■ What this task involves: Without the pictures, extract every line from the start of the material to the line containing "const yTicks = [0.001, 0.01, 0.1, 1, 10];", both ends included.

■ Collected material:
"""
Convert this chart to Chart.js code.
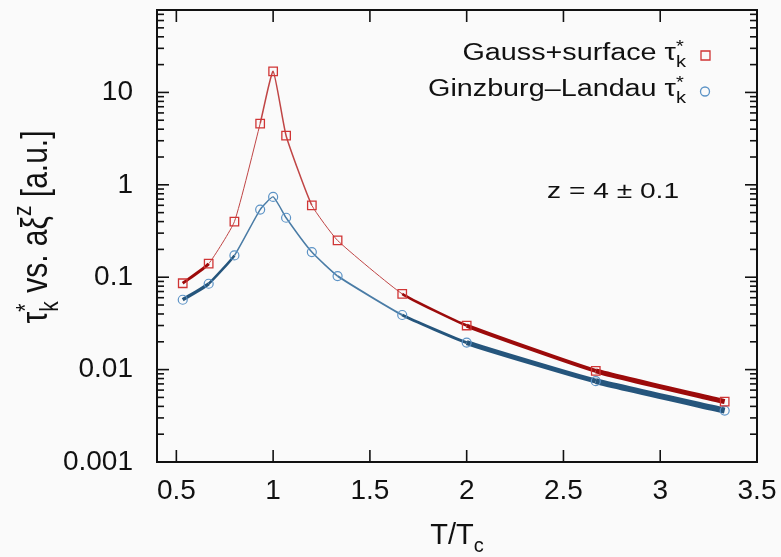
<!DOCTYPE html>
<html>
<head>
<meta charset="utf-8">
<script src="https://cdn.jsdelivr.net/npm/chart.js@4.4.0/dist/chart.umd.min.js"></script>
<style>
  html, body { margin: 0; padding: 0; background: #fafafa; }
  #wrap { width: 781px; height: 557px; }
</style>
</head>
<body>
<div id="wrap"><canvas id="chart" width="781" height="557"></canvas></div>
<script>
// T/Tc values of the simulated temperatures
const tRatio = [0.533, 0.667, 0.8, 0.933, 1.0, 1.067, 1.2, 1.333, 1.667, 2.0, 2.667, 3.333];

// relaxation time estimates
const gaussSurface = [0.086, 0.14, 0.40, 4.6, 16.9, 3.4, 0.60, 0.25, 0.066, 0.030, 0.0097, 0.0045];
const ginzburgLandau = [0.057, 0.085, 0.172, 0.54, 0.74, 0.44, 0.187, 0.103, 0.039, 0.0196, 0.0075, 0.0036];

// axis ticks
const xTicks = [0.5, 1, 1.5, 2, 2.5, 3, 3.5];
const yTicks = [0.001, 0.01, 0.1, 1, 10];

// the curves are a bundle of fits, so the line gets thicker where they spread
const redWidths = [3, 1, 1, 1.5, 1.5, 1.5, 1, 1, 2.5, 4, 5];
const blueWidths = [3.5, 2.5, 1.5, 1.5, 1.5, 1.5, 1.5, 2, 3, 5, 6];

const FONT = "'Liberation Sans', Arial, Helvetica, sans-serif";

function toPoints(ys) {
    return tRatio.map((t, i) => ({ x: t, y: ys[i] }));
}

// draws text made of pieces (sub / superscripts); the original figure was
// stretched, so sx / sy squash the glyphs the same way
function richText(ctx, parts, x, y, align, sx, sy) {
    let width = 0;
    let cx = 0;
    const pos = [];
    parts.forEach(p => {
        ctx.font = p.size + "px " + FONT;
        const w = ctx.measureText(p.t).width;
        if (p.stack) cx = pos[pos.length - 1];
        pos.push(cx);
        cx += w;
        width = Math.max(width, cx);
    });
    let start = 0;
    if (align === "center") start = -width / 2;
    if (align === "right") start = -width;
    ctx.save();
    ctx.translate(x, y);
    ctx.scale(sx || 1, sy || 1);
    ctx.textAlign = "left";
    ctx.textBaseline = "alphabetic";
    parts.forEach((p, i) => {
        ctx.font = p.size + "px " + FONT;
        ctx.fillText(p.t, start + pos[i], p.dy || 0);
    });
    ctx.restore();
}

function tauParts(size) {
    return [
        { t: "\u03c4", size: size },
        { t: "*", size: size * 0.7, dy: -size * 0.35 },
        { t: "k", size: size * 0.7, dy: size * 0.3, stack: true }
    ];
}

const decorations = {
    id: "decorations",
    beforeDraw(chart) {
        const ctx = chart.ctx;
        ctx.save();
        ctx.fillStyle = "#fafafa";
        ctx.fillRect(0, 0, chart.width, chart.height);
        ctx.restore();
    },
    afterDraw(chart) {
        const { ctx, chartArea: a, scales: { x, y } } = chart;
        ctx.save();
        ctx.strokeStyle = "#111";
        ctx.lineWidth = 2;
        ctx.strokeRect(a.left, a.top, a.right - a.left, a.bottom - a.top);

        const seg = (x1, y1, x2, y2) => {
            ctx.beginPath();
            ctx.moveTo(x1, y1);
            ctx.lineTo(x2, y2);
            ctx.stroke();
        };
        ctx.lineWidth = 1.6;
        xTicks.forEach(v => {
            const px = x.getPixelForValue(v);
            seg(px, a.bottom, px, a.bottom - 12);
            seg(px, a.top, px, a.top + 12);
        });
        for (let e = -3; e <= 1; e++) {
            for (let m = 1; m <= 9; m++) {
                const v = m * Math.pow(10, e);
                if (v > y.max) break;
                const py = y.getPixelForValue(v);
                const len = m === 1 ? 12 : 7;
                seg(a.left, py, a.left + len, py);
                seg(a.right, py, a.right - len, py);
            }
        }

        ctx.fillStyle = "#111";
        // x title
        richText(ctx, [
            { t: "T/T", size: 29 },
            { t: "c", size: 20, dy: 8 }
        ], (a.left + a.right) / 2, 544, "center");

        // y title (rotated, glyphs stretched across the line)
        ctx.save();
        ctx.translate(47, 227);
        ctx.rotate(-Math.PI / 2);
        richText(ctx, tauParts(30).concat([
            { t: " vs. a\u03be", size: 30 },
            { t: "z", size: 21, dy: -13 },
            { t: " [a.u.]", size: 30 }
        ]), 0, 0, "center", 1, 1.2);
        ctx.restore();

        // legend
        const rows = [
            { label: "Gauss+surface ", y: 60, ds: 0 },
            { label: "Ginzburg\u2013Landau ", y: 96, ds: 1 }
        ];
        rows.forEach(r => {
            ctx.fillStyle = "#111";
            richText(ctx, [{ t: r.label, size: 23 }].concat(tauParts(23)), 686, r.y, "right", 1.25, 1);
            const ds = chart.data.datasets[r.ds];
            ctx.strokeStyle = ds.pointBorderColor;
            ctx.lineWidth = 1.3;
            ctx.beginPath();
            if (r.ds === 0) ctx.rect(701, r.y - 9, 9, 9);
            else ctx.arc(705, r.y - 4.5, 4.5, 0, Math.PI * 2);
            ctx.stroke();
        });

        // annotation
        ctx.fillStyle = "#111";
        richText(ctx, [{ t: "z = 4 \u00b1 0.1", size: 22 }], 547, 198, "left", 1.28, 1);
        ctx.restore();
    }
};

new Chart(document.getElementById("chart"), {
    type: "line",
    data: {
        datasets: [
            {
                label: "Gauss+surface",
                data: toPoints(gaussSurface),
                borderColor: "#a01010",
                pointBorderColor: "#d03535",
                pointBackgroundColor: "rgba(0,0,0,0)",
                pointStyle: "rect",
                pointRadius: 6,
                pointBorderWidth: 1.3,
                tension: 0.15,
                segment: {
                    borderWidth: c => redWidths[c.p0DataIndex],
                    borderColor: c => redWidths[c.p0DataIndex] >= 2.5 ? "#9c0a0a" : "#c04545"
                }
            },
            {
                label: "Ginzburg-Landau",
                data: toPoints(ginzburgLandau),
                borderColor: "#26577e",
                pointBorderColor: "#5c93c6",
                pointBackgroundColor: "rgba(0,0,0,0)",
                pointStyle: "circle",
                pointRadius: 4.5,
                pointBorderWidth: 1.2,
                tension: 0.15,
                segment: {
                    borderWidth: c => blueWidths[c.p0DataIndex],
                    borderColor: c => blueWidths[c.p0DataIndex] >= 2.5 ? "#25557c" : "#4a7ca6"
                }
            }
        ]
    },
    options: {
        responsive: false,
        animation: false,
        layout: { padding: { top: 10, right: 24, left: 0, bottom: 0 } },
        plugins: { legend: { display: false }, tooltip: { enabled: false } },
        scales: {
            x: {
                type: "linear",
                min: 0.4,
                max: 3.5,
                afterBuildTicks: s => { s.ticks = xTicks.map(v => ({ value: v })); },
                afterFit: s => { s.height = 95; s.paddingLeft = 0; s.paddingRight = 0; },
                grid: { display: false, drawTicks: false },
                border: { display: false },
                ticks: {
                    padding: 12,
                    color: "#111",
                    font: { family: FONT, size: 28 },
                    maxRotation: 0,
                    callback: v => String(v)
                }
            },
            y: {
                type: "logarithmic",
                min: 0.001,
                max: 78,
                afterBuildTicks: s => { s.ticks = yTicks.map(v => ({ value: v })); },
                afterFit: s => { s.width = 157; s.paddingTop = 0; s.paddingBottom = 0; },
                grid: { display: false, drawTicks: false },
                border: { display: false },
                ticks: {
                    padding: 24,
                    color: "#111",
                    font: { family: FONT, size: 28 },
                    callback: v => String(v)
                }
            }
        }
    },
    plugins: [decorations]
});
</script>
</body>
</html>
"""
■ Completed task:
Convert this chart to Chart.js code.
<!DOCTYPE html>
<html>
<head>
<meta charset="utf-8">
<script src="https://cdn.jsdelivr.net/npm/chart.js@4.4.0/dist/chart.umd.min.js"></script>
<style>
  html, body { margin: 0; padding: 0; background: #fafafa; }
  #wrap { width: 781px; height: 557px; }
</style>
</head>
<body>
<div id="wrap"><canvas id="chart" width="781" height="557"></canvas></div>
<script>
// T/Tc values of the simulated temperatures
const tRatio = [0.533, 0.667, 0.8, 0.933, 1.0, 1.067, 1.2, 1.333, 1.667, 2.0, 2.667, 3.333];

// relaxation time estimates
const gaussSurface = [0.086, 0.14, 0.40, 4.6, 16.9, 3.4, 0.60, 0.25, 0.066, 0.030, 0.0097, 0.0045];
const ginzburgLandau = [0.057, 0.085, 0.172, 0.54, 0.74, 0.44, 0.187, 0.103, 0.039, 0.0196, 0.0075, 0.0036];

// axis ticks
const xTicks = [0.5, 1, 1.5, 2, 2.5, 3, 3.5];
const yTicks = [0.001, 0.01, 0.1, 1, 10];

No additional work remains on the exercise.